The upcoming Olympics will welcome athletes and spectators of all races, nations and creeds to London. With a record number of athletes expected to attend, the Summer Games will be the largest, most inclusive event in human history. That openness won’t extend to french fries.
Because of an exclusive sponsorship deal with McDonald’s, none of the other 800 food retailers on the grounds of 40 Olympic sites will be allowed to sell “chips or french fries” during the fortnight of the Games. It’s part of a contract with the American fast-food giant that gives it exclusivity in the market.
Want Burger King? Take the tube far, far away from an Olympic site. Prefer the thicker, sea-salt shaken fries from Wendy’s? You’ll have to wait until Aug. 13. The only exception is for vendors selling fish and chips, because it wouldn’t be a British Olympics without fried cod and potatoes wrapped in a newspaper.
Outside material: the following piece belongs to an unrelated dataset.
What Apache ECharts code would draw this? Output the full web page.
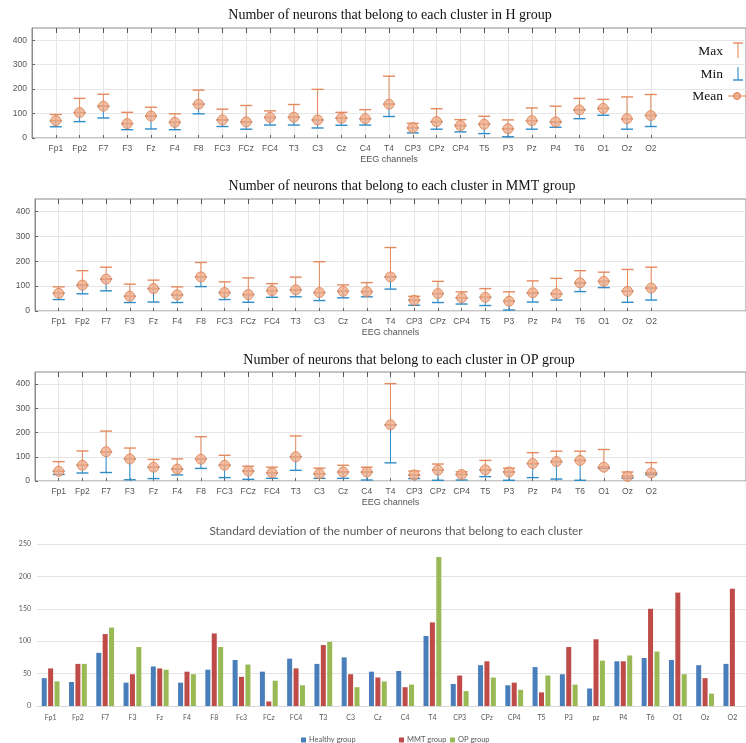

Because that dish is the United Kingdom’s lone delicacy, fish and chips are exempt from the ban, provided you order both the fish and the chips. No solo chips for the anti-pescetarians out there.
Only McDonald’s, Coca-Cola, Cadbury and Heineken will be allowed to sell branded food at the Olympics. The rest will come from local vendors and restaurants.
You may view this as another sign of capitalism at its worst or the crass pull of consumerism on the Olympic movement. Blah, blah, blah. There are worse things than not being exposed to British french fries. At least McDonalds’ are delicious.